An undergraduate eye-view of an Andean lake-coring expedition

Part 2: Progresso
by Molly Kingston (a BSc Biological Sciences student at Florida Institute of Technology, taking part in an expedition lead by Prof. Mark Bush)

With a fresh set of clothes and a shower after almost a week without one, it was time to set off for the next lake, Progresso.

Getting access to the lake required meeting not only with the landowner but with the entire town council. This process started on our trip North to Huayabamba. After playing volleyball with the local villagers for a while, we met with the town council to present to them what we wanted to do and why it was important. As darkness fell over the village of El Progresso, about twenty men and women gathered in a small house. A thunderstorm rolled around the valley and rain drummed on the tin roof. I have only taken three years of Spanish so it was hard to understand what was being said, but it was also cool to pick up on words that I knew and figure out what was being discussed. We had to convince them that we only wanted to take sediment from their lake and that we weren’t looking for gold or oil for the government. After an hour or so there were a lot of smiles and handshakes. It was agreed we could go to the lake, and even better there were five horses to help carry the gear. We left that night to continue north to core Lake Huayabamba.

Ten days later, we were poised to start work on Lake Progresso. We started out the day in a town called Chachapoya. We were scheduled to leave at 10:30 am but we were delayed by a parade going through town. All of the children were dressed in different traditional clothing. It was a unique glimpse into Peruvian culture.

After this two-hour delay, we finally made it to Progresso, but we knew that the late start meant we would be getting to the lake after dark. About 4 pm we started hiking while the horses were being packed up with our gear. This hike was a lot shorter than the one to Huayabamba, taking only about three hours. Also the lake was at 2000 m, which though still high, meant there was more oxygen than at Huayabamba. The trail, however, was either a constant uphill or downhill so it was really tiring.
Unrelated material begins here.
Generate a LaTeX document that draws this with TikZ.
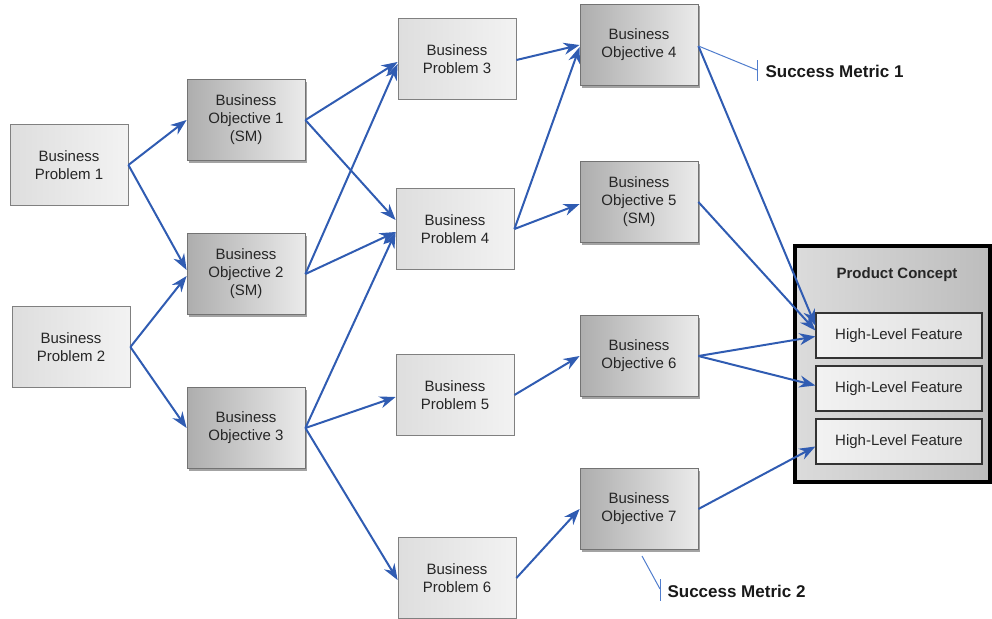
\documentclass[tikz,border=0pt]{standalone}
\usepackage{fontspec}
\setmainfont{Liberation Sans}
\usetikzlibrary{arrows.meta,shadows}
\definecolor{arrowblue}{RGB}{48,92,178}
\definecolor{thinblue}{RGB}{80,125,205}
\begin{document}
\begin{tikzpicture}[x=1pt,y=-1pt,
  every node/.style={font=\fontsize{15}{18}\selectfont, text=black!85, align=center},
  probbox/.style={draw=black!50, line width=0.8pt, left color=black!13, right color=black!5,
    minimum width=118pt, minimum height=81pt, inner sep=0pt},
  objbox/.style={draw=black!55, line width=0.8pt, left color=black!32, right color=black!8,
    minimum width=118pt, minimum height=81pt, inner sep=0pt,
    drop shadow={shadow xshift=2pt, shadow yshift=-2pt, fill=black!45, opacity=0.8}},
  featbox/.style={draw=black!80, line width=1.3pt, left color=black!5, right color=black!13,
    minimum width=166pt, minimum height=45pt, inner sep=0pt},
  arr/.style={draw=arrowblue, line width=2pt, -{Stealth[length=16pt,width=12pt]}},
  thin/.style={draw=thinblue, line width=1pt},
  metric/.style={font=\bfseries\fontsize{17}{20}\selectfont, text=black!90, anchor=west}
]
\useasboundingbox (0,0) rectangle (992,618);

% Product concept
\node[draw=black, line width=4pt, left color=black!14, right color=black!26,
  minimum width=195pt, minimum height=236pt, inner sep=0pt] (pc) at (892.5,364) {};
\node[font=\bfseries\fontsize{15}{18}\selectfont, text=black!85] (pct) at (897,275) {Product Concept};
\node[featbox] (f1) at (899,335.5) {High-Level Feature};
\node[featbox] (f2) at (899,388.5) {High-Level Feature};
\node[featbox] (f3) at (899,441.5) {High-Level Feature};

% Problems
\node[probbox] (bp1) at (69,165) {Business\\Problem 1};
\node[probbox] (bp2) at (71,347) {Business\\Problem 2};
\node[probbox] (p3) at (457,59) {Business\\Problem 3};
\node[probbox] (p4) at (455,229) {Business\\Problem 4};
\node[probbox] (p5) at (455,395) {Business\\Problem 5};
\node[probbox] (p6) at (457,578) {Business\\Problem 6};

% Objectives
\node[objbox] (o1) at (246,120) {Business\\Objective 1\\(SM)};
\node[objbox] (o2) at (246,274) {Business\\Objective 2\\(SM)};
\node[objbox] (o3) at (246,428) {Business\\Objective 3};
\node[objbox] (o4) at (639,45) {Business\\Objective 4};
\node[objbox] (o5) at (639,202) {Business\\Objective 5\\(SM)};
\node[objbox] (o6) at (639,356) {Business\\Objective 6};
\node[objbox] (o7) at (639,509) {Business\\Objective 7};

% Arrows
\draw[arr] (bp1.east) -- (o1.west);
\draw[arr] (bp1.east) -- ([yshift=4pt]o2.west);
\draw[arr] (bp2.east) -- ([yshift=-2pt]o2.west);
\draw[arr] (bp2.east) -- (o3.west);
\draw[arr] (o1.east) -- ([yshift=-3pt]p3.west);
\draw[arr] (o1.east) -- ([yshift=9pt]p4.west);
\draw[arr] (o2.east) -- ([yshift=-5pt]p3.west);
\draw[arr] (o2.east) -- ([yshift=-3pt]p4.west);
\draw[arr] (o3.east) -- ([yshift=-3pt]p4.west);
\draw[arr] (o3.east) -- ([yshift=-2pt]p5.west);
\draw[arr] (o3.east) -- ([yshift=-2pt]p6.west);
\draw[arr] ([yshift=-1pt]p3.east) -- (o4.west);
\draw[arr] (p4.east) -- ([yshift=-2pt]o4.west);
\draw[arr] (p4.east) -- ([yshift=-2pt]o5.west);
\draw[arr] (p5.east) -- (o6.west);
\draw[arr] (p6.east) -- (o7.west);
\draw[arr] ([yshift=-1pt]o4.east) -- ([yshift=10pt]f1.west);
\draw[arr] (o5.east) -- ([yshift=5pt]f1.west);
\draw[arr] (o6.east) -- ([yshift=-1pt]f1.west);
\draw[arr] (o6.east) -- ([yshift=3pt]f2.west);
\draw[arr] (o7.east) -- ([yshift=-5pt]f3.west);

% Success metrics
\coordinate (t1) at (757,70);
\draw[thin] ([yshift=-1pt]o4.east) -- (t1);
\draw[thin] (757,60) -- (757,81);
\node[metric] (sm1) at (762,71) {Success Metric 1};

\coordinate (s2) at (642,556);
\coordinate (t2) at (660,589);
\draw[thin] (s2) -- (t2);
\draw[thin] (660,579) -- (660,601);
\node[metric] (sm2) at (664,591) {Success Metric 2};
\end{tikzpicture}
\end{document}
It was after dark when we finally caught our first glimpse of the lake. The man who owned the lake was kind enough to let us use his camp. There was only enough room for two single tents and a kitchen area inside the barn, so we had to pitch 3 tents on the mossy ground surrounding the lake. The ground was very wet and it was hard to find a spot where we didn’t sink in, so the tents were packed close together.

Our first morning a preliminary bathymetry was performed before breakfast and indicated that the lake was only two meters deep. With this information, we took out materials to do a Universal Core. On our way to the center of the lake, we were delighted to discover that it was actually 12 m deep, and that the depth finder that was used that morning was malfunctioning.

While the core was being raised, one of the other girls and I worked on the limnology of the lake. To do this we had a YSI multimeter and a secchi disk. We lowered the sensor and recorded temperature, oxygen content, conductivity and salinity every meter until the bottom of the lake. The initial results indicated that the lake was not thermally stratified, and became anoxic in the 2nd m, suggesting strongly eutrophic conditions.

After we discovered that the lake was deep enough to obtain a good history, we set up the Colinvaux-Vohnout piston coring rig. I got to row all the people and equipment out. Being a collegiate rower, it’s cool to say that I’ve rowed in another country at elevations that we are not used to in the US.

Two of the anchors for the rig were tied to trees alongside the lake and the other anchor was a bag filled with rocks. After all of the anchors were set, I went back to shore to get one of the group members so we could do a more detailed bathymetric mapping of the lake. We used a fish finder that recorded water depth and GPS tracks of our sampling paths to map the lake.  I rowed us around trying to cover as much of the lake surface as possible. While we did this, other members of the group made notes about the botany of the forest around the lake. They found that lake was in a superbly sensitive position with lowland species at the upper edge of their range, and some upper Andean taxa near their lower limit.

The coring group was able to raise 9 m of sediment! But this didn’t come without a challenge. First, they had to hammer through a pretty solid section. Later in the lab we found a few chunks of rock in that drive, which was most likely what had slowed the coring. Secondly, the hole was lost, but they were able to find it again thankfully. After discussion that evening, it was determined that we would try to raise a parallel core the next day. We would have to wake up even earlier, however, because we also had to hike out that same afternoon.

I took a liking to coring, so I volunteered to help out. Unfortunately, one of the people going out with us had fallen in and had to go change into dry clothes. We couldn’t afford to waste a lot of time, so the two of us went out and started it. I got to stand on the platform and help with lowering and raising the tubes and drill string. It was one of the coolest things that I have done. If given the opportunity I would 100% do it again, even if it meant being stuck in the rain all day.

We successfully raised a parallel core with a couple hours to spare before we absolutely had to leave. With all of the stuff packed up, we headed back to the village. The hike back seemed to be more uphill than the hike there had been, but we did it in a shorter amount of time.

With a shower and pizza on the horizon, we concluded our journey into the Peruvian Andes. I will forever treasure the memories I made and the experiences I had. I can’t wait for my next trip back.